不憫ね、恋人は殺人鬼。あれ? なんかシュールだ。でも、ちょっと背徳的でロマンス?
「はあ、話は最尾まで聞けよなっ。大体、殺したなんて一言も言ってないだろ」
乱れた髪の毛と、顔を赤らめて抗議するシキ、なんかエッチな表情だと思うのはわたしだけかしら。
「なんだ、それじゃ殺してないのかい? あ、でも意識不明の重体とか、再起不能とか、そんなんじゃ」
「ソレも大丈夫だってっ。オレとトントンで打ち合えた奴が竹刀での立会いでそう簡単に死んだり怪我するわけ無いだろう?」
どこまでも心配性のコクトーを安心させるように、言葉を選んだシキはほっと息をついてアーネンエルベのドアを開き、冬の空気に肌を凍らせた。
「それに、スイッチが入ったのはお互い様だよ。オレは魔眼を、向こうは、恐らくこの前会った桜咲と同じ流派、神鳴流の剣閃をボカンボカン使い始めやがってな。途中から剣道の型なんて考えもせずに打ち合っていたし」
シキの背中に続きながら想像する。
ぎらぎらの殺気と翠眼を走らせるシキと、お化け退治専門の戦闘流派の使い手。
平和な大学の中で繰り広げられた、血眼の殺し合い。
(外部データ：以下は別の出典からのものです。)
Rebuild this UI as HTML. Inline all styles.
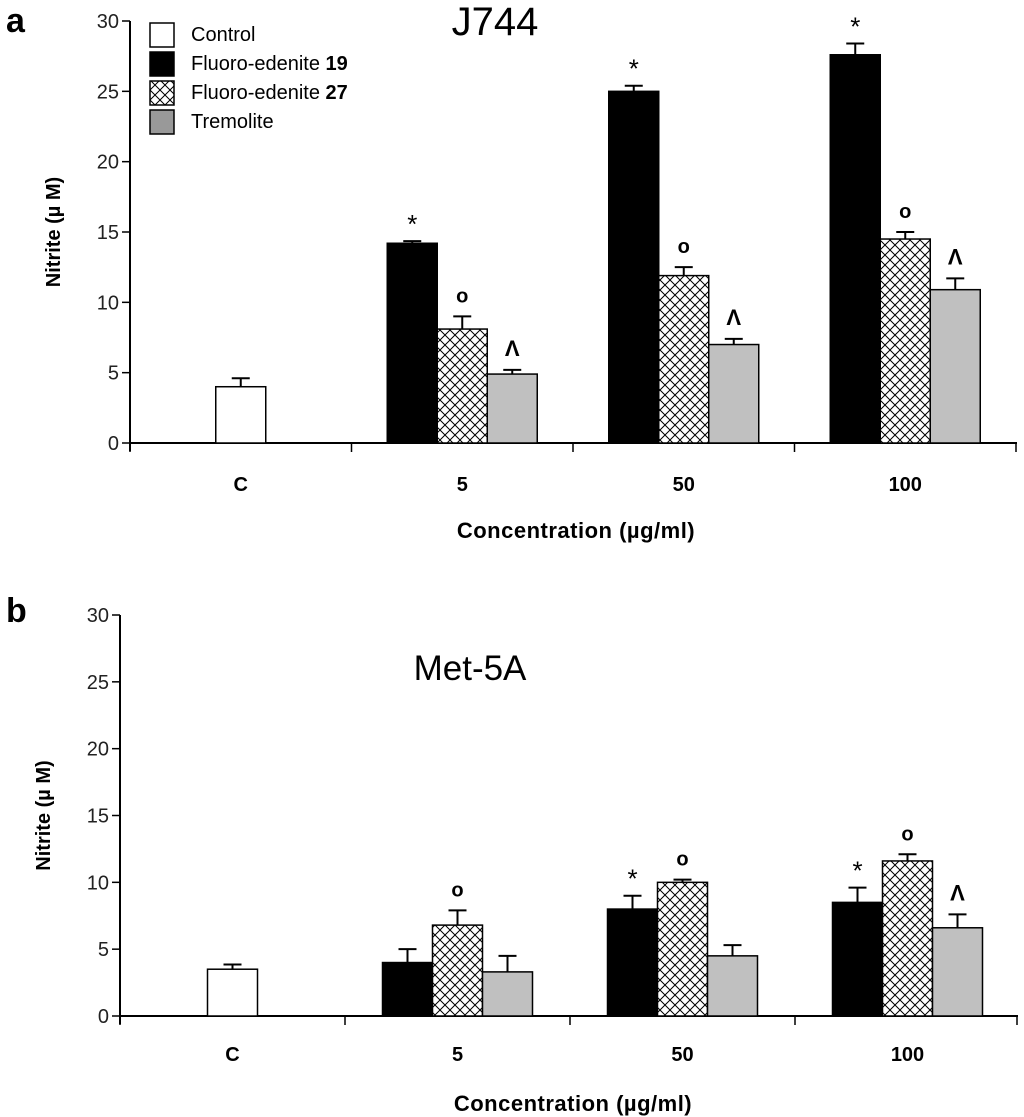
<!DOCTYPE html>
<html><head><meta charset="utf-8"><style>
body{margin:0;background:#fff;}
svg{display:block;font-family:"Liberation Sans",Arial,sans-serif;}
</style></head><body>
<svg id="fig" width="1024" height="1117" viewBox="0 0 1024 1117">
<defs>
<pattern id="hatch" patternUnits="userSpaceOnUse" width="10" height="10">
<rect width="10" height="10" fill="#fff"/>
<path d="M0,0L10,10M10,0L0,10" stroke="#000" stroke-width="1"/>
</pattern>
</defs>
<text x="6" y="32" font-size="34" font-weight="bold">a</text>
<text x="6" y="622" font-size="34" font-weight="bold">b</text>
<text x="495" y="35" font-size="40" text-anchor="middle">J744</text>
<text x="470" y="680" font-size="35" text-anchor="middle">Met-5A</text>
<g>
<g><rect x="150" y="23" width="24" height="24" fill="#fff" stroke="#000" stroke-width="1.5"/><text x="191" y="41" font-size="20">Control</text></g>
<g><rect x="150" y="52" width="24" height="24" fill="#000" stroke="#000" stroke-width="1.5"/><text x="191" y="70" font-size="20">Fluoro-edenite <tspan font-weight="bold">19</tspan></text></g>
<g><rect x="150" y="81" width="24" height="24" fill="url(#hatch)" stroke="#000" stroke-width="1.5"/><text x="191" y="99" font-size="20">Fluoro-edenite <tspan font-weight="bold">27</tspan></text></g>
<g><rect x="150" y="110" width="24" height="24" fill="#999" stroke="#000" stroke-width="1.5"/><text x="191" y="128" font-size="20">Tremolite</text></g>
</g>
<g id="chartA"></g>
<g id="chartB"></g>
</svg>
<script>
const categories = ["C","5","50","100"];
const seriesNames = ["Fluoro-edenite 19","Fluoro-edenite 27","Tremolite"];
const controlA = [4.0, 0.6];
const fe19A = [14.2, 25.0, 27.6];
const fe19ErrA = [0.15, 0.4, 0.8];
const fe27A = [8.1, 11.9, 14.5];
const fe27ErrA = [0.9, 0.6, 0.5];
const tremA = [4.9, 7.0, 10.9];
const tremErrA = [0.3, 0.4, 0.8];
const marksA = [["*","o","^"],["*","o","^"],["*","o","^"]];
const controlB = [3.5, 0.35];
const fe19B = [4.0, 8.0, 8.5];
const fe19ErrB = [1.0, 1.0, 1.1];
const fe27B = [6.8, 10.0, 11.6];
const fe27ErrB = [1.1, 0.2, 0.5];
const tremB = [3.3, 4.5, 6.6];
const tremErrB = [1.2, 0.8, 1.0];
const marksB = [["","o",""],["*","o",""],["*","o","^"]];
const yTicks = [0,5,10,15,20,25,30];

const NS = "http://www.w3.org/2000/svg";
function mk(parent, tag, attrs, txt){
  const e = document.createElementNS(NS, tag);
  for (const k in attrs) e.setAttribute(k, attrs[k]);
  if (txt !== undefined) e.textContent = txt;
  parent.appendChild(e);
  return e;
}
function draw(g, cfg){
  const {x0, xEnd, y0, yTop, spacing, control, vals, errs, marks, labelY, titleY} = cfg;
  const ys = v => y0 - (y0 - yTop) * v / 30;
  const xc = i => x0 + spacing * (i + 0.5);
  const ya = mk(g, "line", {x1:x0, y1:yTop, x2:x0, y2:y0+8, stroke:"#000", "stroke-width":2});
  
  
  yTicks.forEach(t => {
    const tk = mk(g, "line", {x1:x0-8, y1:ys(t), x2:x0, y2:ys(t), stroke:"#000", "stroke-width":1.5});
    
    
    const tl = mk(g, "text", {x:x0-11, y:ys(t)+7, "font-size":20, "text-anchor":"end", fill:"#222"}, String(t));
    
    
  });
  const xa = mk(g, "line", {x1:x0, y1:y0, x2:xEnd, y2:y0, stroke:"#000", "stroke-width":2});
  
  
  for (let i = 0; i <= categories.length; i++) {
    const tx = Math.min(x0 + spacing * i, xEnd - 1);
    const tk = mk(g, "line", {x1:tx, y1:y0, x2:tx, y2:y0+9, stroke:"#000", "stroke-width":1.5});
    
    
  }
  categories.forEach((c, i) => {
    const t = mk(g, "text", {x:xc(i), y:labelY, "font-size":20, "font-weight":"bold", "text-anchor":"middle"}, c);
    
    
  });
  const xt = mk(g, "text", {x:x0 + spacing*2 + 3, y:titleY, "font-size":22, "font-weight":"bold", "text-anchor":"middle", "letter-spacing":"0.5"}, "Concentration  (µg/ml)");
  
  
  const ycy = (y0 + yTop) / 2;
  const yt = mk(g, "text", {x:0, y:0, "font-size":20, "font-weight":"bold", "text-anchor":"middle", transform:`translate(${x0-70},${ycy}) rotate(-90)`}, "Nitrite (µ M)");
  
  
  const bw = 50;
  function bar(x, v, e, fill, name, mark){
    const yb = ys(v), ye = ys(v + e);
    const ln = mk(g, "line", {x1:x+bw/2, y1:yb, x2:x+bw/2, y2:ye, stroke:"#000", "stroke-width":2});
    
    
    const cap = mk(g, "line", {x1:x+bw/2-9, y1:ye, x2:x+bw/2+9, y2:ye, stroke:"#000", "stroke-width":2});
    
    
    const r = mk(g, "rect", {x:x, y:yb, width:bw, height:y0-yb, fill:fill, stroke:"#000", "stroke-width":1.5});
    
    
    if (mark) {
      const my = ye - 14;
      let m;
      if (mark === "*") m = mk(g, "text", {x:x+bw/2, y:my+6, "font-size":26, "text-anchor":"middle"}, "*");
      else if (mark === "o") m = mk(g, "text", {x:x+bw/2, y:my, "font-size":20, "font-weight":"bold", "text-anchor":"middle"}, "o");
      else m = mk(g, "text", {x:x+bw/2, y:my, "font-size":22, "font-weight":"bold", "text-anchor":"middle"}, "Λ");
      
      
    }
  }
  bar(xc(0) - bw/2, control[0], control[1], "#fff", "bar-control", "");
  const fills = ["#000", "url(#hatch)", "#c0c0c0"];
  const names = ["bar-fe19", "bar-fe27", "bar-tremolite"];
  for (let j = 0; j < 3; j++) {
    for (let s = 0; s < 3; s++) {
      bar(xc(j+1) - 75 + s*bw, vals[s][j], errs[s][j], fills[s], names[s] + "-" + categories[j+1], marks[j][s]);
    }
  }
}
draw(document.getElementById("chartA"), {x0:130, xEnd:1017, y0:443, yTop:21, spacing:221.5,
  control:controlA, vals:[fe19A, fe27A, tremA], errs:[fe19ErrA, fe27ErrA, tremErrA], marks:marksA, labelY:491, titleY:538});
draw(document.getElementById("chartB"), {x0:120, xEnd:1018, y0:1016, yTop:615, spacing:225,
  control:controlB, vals:[fe19B, fe27B, tremB], errs:[fe19ErrB, fe27ErrB, tremErrB], marks:marksB, labelY:1061, titleY:1111});
</script>
</body></html>
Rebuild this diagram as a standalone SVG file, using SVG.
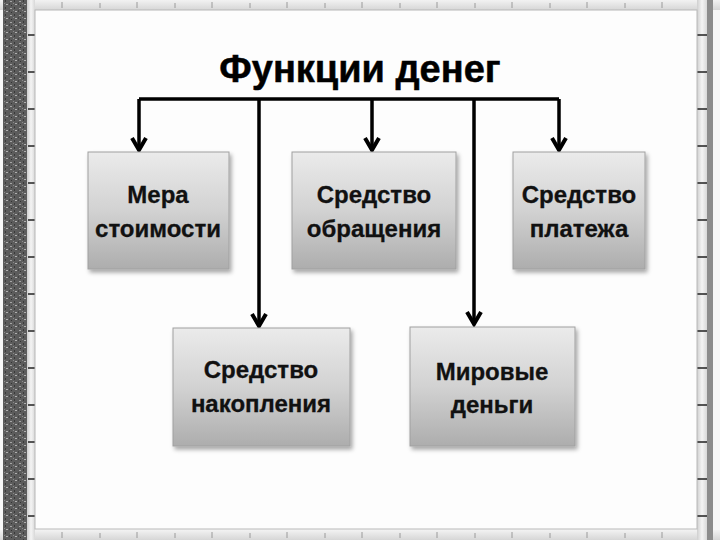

すげーッス、頼まれても絶対みれないッスよっ。
シキと正面きって戦ったというゴリラな女性を頭に描いてブルりと背筋を震わせる。
まさか、シキみたいな美人で凄い剣の使い手なんてこの世に二人といるわけないしね。同時にぽわわーんっと湧いてきた黒髪の日本美人とシキの、美麗な決闘シーンを頭から振り払うように、わたしは尋ねた。
「それじゃ、貴方が剣道サークルの正式な部員になったのって………」
「ああ、もしかしたらまた立ち会えるかもしれないだろ?」
本当に楽しそうに微笑んだ彼女、多少?普通の大学生とは趣の違うキャンパスライフみたいだけど、アレはアレで楽しんでいるみたいだし、まあよしとしましょう。
「それじゃ、式。とにかく大学まで送るよ、のって」
「ああ」
そんなこんなで、一人目、エミヤシロウの現在の剣の師、リョウギシキとの対話は終えられた。次のターゲットは誰にしましょうか。
わたしは、流れる景色を後部座席で眺めながら、シキの溢した言葉の“意味”を繰り返し、心の奥に刻み込んでいた。